L’aspetto notevole della ricerca di certe grandi società statunitensi è la capacità di mettere a frutto la collaborazione con il settore privato, spesso senza badare a spese verso l’ottenimento di un prezioso obiettivo finale. Anche quando, come in questo caso, l’applicazione commerciale appare quanto mai distante.

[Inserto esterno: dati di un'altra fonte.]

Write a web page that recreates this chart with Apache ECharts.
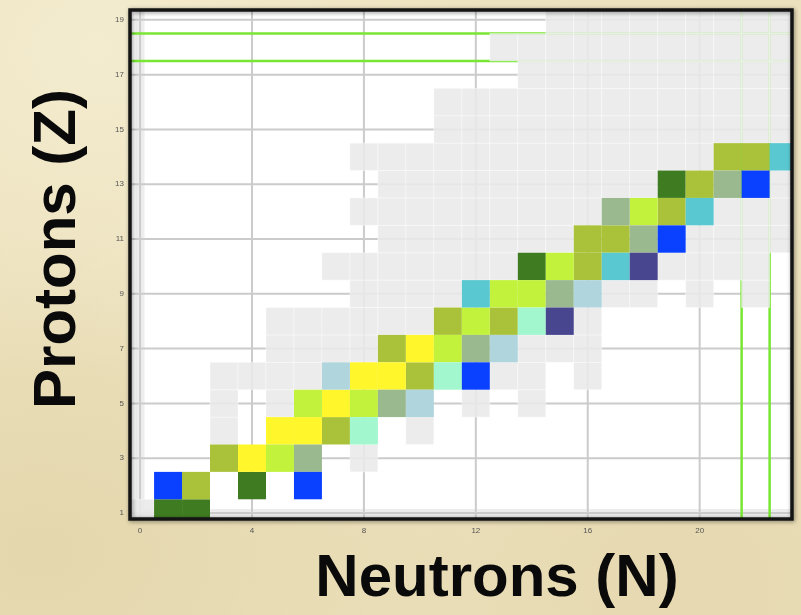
<!DOCTYPE html>
<html>
<head>
<meta charset="utf-8">
<script src="https://cdn.jsdelivr.net/npm/echarts@6/dist/echarts.min.js"></script>
<style>
  html, body { margin: 0; padding: 0; }
  body {
    width: 801px; height: 615px; overflow: hidden;
    background-color: #ece1bd;
    background-image:
      radial-gradient(ellipse at 12% 8%, rgba(245,238,210,0.85) 0%, rgba(245,238,210,0) 40%),
      radial-gradient(ellipse at 85% 95%, rgba(228,214,172,0.7) 0%, rgba(228,214,172,0) 50%),
      radial-gradient(ellipse at 5% 90%, rgba(226,212,168,0.8) 0%, rgba(226,212,168,0) 40%),
      radial-gradient(ellipse at 60% 40%, rgba(242,234,204,0.6) 0%, rgba(242,234,204,0) 60%);
  }
  #chart { width: 801px; height: 615px; }
</style>
</head>
<body>
<div id="chart"></div>
<script>
// Axis ticks
const neutronTicks = [0, 4, 8, 12, 16, 20];
const protonTicks = [1, 3, 5, 7, 9, 11, 13, 15, 17, 19];

// Guide lines between cell rows / columns
const guideProtonLines = [17.5, 18.5];
const guideNeutronLines = [21.5, 22.5];

// Known but unbound / unobserved nuclides, listed as N values for Z = 1 .. 19
const grayNeutronsByZ = [
  [0],
  [],
  [8],
  [3, 10],
  [3, 5, 12, 14],
  [3, 4, 5, 6, 13, 14, 16],
  [5, 6, 7, 8, 14, 15, 16],
  [5, 6, 7, 8, 9, 10, 16],
  [8, 9, 10, 11, 17, 18, 20, 22],
  [7, 8, 9, 10, 11, 12, 13, 19, 20, 21, 22],
  [9, 10, 11, 12, 13, 14, 15, 20, 21, 22, 23],
  [8, 9, 10, 11, 12, 13, 14, 15, 16, 21, 22, 23],
  [9, 10, 11, 12, 13, 14, 15, 16, 17, 18, 23],
  [8, 9, 10, 11, 12, 13, 14, 15, 16, 17, 18, 19, 20],
  [11, 12, 13, 14, 15, 16, 17, 18, 19, 20, 21, 22, 23],
  [11, 12, 13, 14, 15, 16, 17, 18, 19, 20, 21, 22, 23],
  [14, 15, 16, 17, 18, 19, 20, 21, 22, 23],
  [13, 14, 15, 16, 17, 18, 19, 20, 21, 22, 23],
  [15, 16, 17, 18, 19, 20, 21, 22, 23]
];

// Coloured nuclides, [N, Z]
const darkGreenCells = [[1, 1], [2, 1], [4, 2], [14, 10], [19, 13]];
const oliveCells = [[2, 2], [3, 3], [7, 4], [10, 6], [9, 7], [11, 8], [13, 8], [16, 10],
                    [16, 11], [17, 11], [19, 12], [20, 13], [21, 14], [22, 14]];
const yellowCells = [[4, 3], [5, 4], [6, 4], [7, 5], [8, 6], [9, 6], [10, 7]];
const limeCells = [[5, 3], [6, 5], [8, 5], [11, 7], [12, 8], [13, 9], [14, 9], [15, 10], [18, 12]];
const sageCells = [[6, 3], [9, 5], [12, 7], [15, 9], [18, 11], [17, 12], [21, 13]];
const lightBlueCells = [[10, 5], [7, 6], [13, 7], [16, 9]];
const mintCells = [[8, 4], [11, 6], [14, 8]];
const blueCells = [[1, 2], [6, 2], [12, 6], [19, 11], [22, 13]];
const cyanCells = [[12, 9], [17, 10], [20, 12], [23, 14]];
const indigoCells = [[15, 8], [18, 10]];

const grayCells = [];
grayNeutronsByZ.forEach(function (list, i) {
  list.forEach(function (n) { grayCells.push([n, i + 1]); });
});

function cellRenderer(stroke) {
  return function (params, api) {
    const p = api.coord([api.value(0) - 0.5, api.value(1) + 0.5]);
    const s = api.size([1, 1]);
    return {
      type: 'rect',
      shape: { x: p[0], y: p[1], width: s[0], height: s[1] },
      style: { fill: api.visual('color'), stroke: stroke || null, lineWidth: stroke ? 1 : 0 }
    };
  };
}

function cellSeries(name, cells, color, z, stroke) {
  return {
    type: 'custom', name: name, coordinateSystem: 'cartesian2d',
    clip: true, silent: true, z: z,
    itemStyle: { color: color },
    data: cells, encode: { x: 0, y: 1 },
    renderItem: cellRenderer(stroke)
  };
}

function verticalLines(values, color, width, z) {
  return {
    type: 'custom', coordinateSystem: 'cartesian2d', clip: true, silent: true, z: z,
    data: values.map(function (v) { return [v, 10]; }), encode: { x: 0, y: 1 },
    renderItem: function (params, api) {
      const cs = params.coordSys;
      const px = api.coord([api.value(0), api.value(1)])[0];
      return { type: 'line', shape: { x1: px, y1: cs.y, x2: px, y2: cs.y + cs.height },
               style: { stroke: color, lineWidth: width } };
    }
  };
}

function horizontalLines(values, color, width, z) {
  return {
    type: 'custom', coordinateSystem: 'cartesian2d', clip: true, silent: true, z: z,
    data: values.map(function (v) { return [10, v]; }), encode: { x: 0, y: 1 },
    renderItem: function (params, api) {
      const cs = params.coordSys;
      const py = api.coord([api.value(0), api.value(1)])[1];
      return { type: 'line', shape: { x1: cs.x, y1: py, x2: cs.x + cs.width, y2: py },
               style: { stroke: color, lineWidth: width } };
    }
  };
}

const frameSeries = {
  type: 'custom', coordinateSystem: 'cartesian2d', clip: false, silent: true, z: 20,
  data: [[10, 10]], encode: { x: 0, y: 1 },
  renderItem: function (params) {
    const cs = params.coordSys;
    return {
      type: 'rect',
      shape: { x: cs.x, y: cs.y, width: cs.width, height: cs.height },
      style: { fill: null, stroke: '#141414', lineWidth: 3.5,
               shadowBlur: 4, shadowColor: 'rgba(0,0,0,0.45)', shadowOffsetX: 1, shadowOffsetY: 1 }
    };
  }
};

const chart = echarts.init(document.getElementById('chart'));
chart.setOption({
  backgroundColor: 'transparent',
  animation: false,
  grid: { left: 130, right: 9, top: 10, bottom: 96, show: true, backgroundColor: '#ffffff', borderWidth: 0 },
  xAxis: {
    type: 'value', min: -0.36, max: 23.3,
    splitLine: { show: false }, axisLine: { show: false },
    axisTick: { show: true, inside: true, length: 3, customValues: neutronTicks, lineStyle: { color: '#222', width: 1 } },
    axisLabel: { customValues: neutronTicks, fontSize: 8, color: '#555', margin: 8, fontFamily: 'Liberation Sans' }
  },
  yAxis: {
    type: 'value', min: 0.78, max: 19.36,
    splitLine: { show: false }, axisLine: { show: false },
    axisTick: { show: true, inside: true, length: 4, customValues: protonTicks, lineStyle: { color: '#222', width: 1.5 } },
    axisLabel: { customValues: protonTicks, fontSize: 8, color: '#555', margin: 6, fontFamily: 'Liberation Sans' }
  },
  graphic: [
    { type: 'text', x: 58, y: 249, rotation: Math.PI / 2, z: 30,
      style: { text: 'Protons (Z)', fill: '#0a0a0a', font: 'bold 60px "Liberation Sans", Arial, sans-serif',
               align: 'center', verticalAlign: 'middle' } },
    { type: 'text', x: 497, y: 579, z: 30,
      style: { text: 'Neutrons (N)', fill: '#0a0a0a', font: 'bold 60px "Liberation Sans", Arial, sans-serif',
               align: 'center', verticalAlign: 'middle' } }
  ],
  series: [
    verticalLines([0], '#ededed', 9, 1),
    horizontalLines([1], '#ededed', 8, 1),
    verticalLines(neutronTicks, '#cbcbcb', 2, 2),
    horizontalLines(protonTicks, '#cbcbcb', 2, 2),
    verticalLines(guideNeutronLines, '#78e632', 2.5, 3),
    horizontalLines(guideProtonLines, '#78e632', 2.5, 3),
    cellSeries('unbound', grayCells, 'rgba(233,233,233,0.88)', 4, 'rgba(255,255,255,0.4)'),
    cellSeries('darkGreen', darkGreenCells, '#3f7c21', 5),
    cellSeries('olive', oliveCells, '#aac239', 5),
    cellSeries('yellow', yellowCells, '#fff62c', 5),
    cellSeries('lime', limeCells, '#c2f23c', 5),
    cellSeries('sage', sageCells, '#9ab98e', 5),
    cellSeries('lightBlue', lightBlueCells, '#b1d5dd', 5),
    cellSeries('mint', mintCells, '#a2f7cf', 5),
    cellSeries('blue', blueCells, '#0a40ff', 5),
    cellSeries('cyan', cyanCells, '#5ac8d0', 5),
    cellSeries('indigo', indigoCells, '#48468f', 5),
    frameSeries
  ]
});
</script>
</body>
</html>
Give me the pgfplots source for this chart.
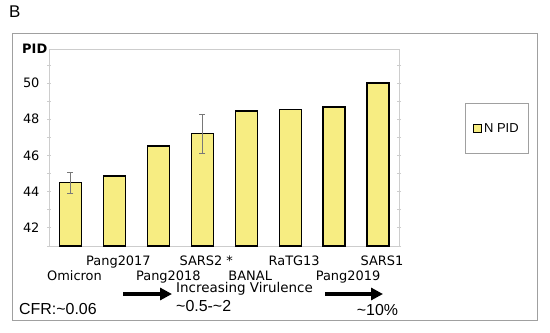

Cosa gli scienziati di Stanford siano quindi riusciti ad ottenere, oltre a un magnifico video virale per Internet, resta ad oggi precluso a noi “comuni” mortali. Per il semplice fatto che, come spesso avviene per simili studi scientifici dal potenziale valore d’investimento, la lettura delle loro pubblicazioni resta ad oggi nascosta dietro il (relativamente) invalicabile paywall dei portali di divulgazione scientifica, evoluzione ad accesso ristretto delle antiche, forse più democratiche riviste di scienza. Mentre spazio notevole è stato dedicato alla promozione collaterale del progetto (“Facciamo ricerca con stile” è uno slogan ricorrente) ed il futuro, sperato confronto su pista con un esecutore umano degli stessi propositi veicolari di bruciar gomma. Mancava poco facessero il nome di Ken Block!
Perché d’altra parte l’avanzamento della tecnologia è solito portare, assieme a innumerevoli vantaggi, qualche ostacolo “situazionale” che occorre abituarsi ad ignorare mentre si passa oltre, verso l’ottenimento della preziosa gemma che si nasconde alla fine del Labirinto. Come fatto da Emmet “Doc” Brown, il canuto pazzoide pronto a bruciare l’asfalto pur di partire verso gli abissi crono-temporali delle epoche relativamente trascorse o future. O i costruttori ipotetici di quell’entusiasmante skateboard situato a 30 cm da terra che siamo tutti, ancora oggi, qui ad aspettare… Ma la nostra pazienza ha un limite. Stanford? Non hai niente da dire, sull’argomento?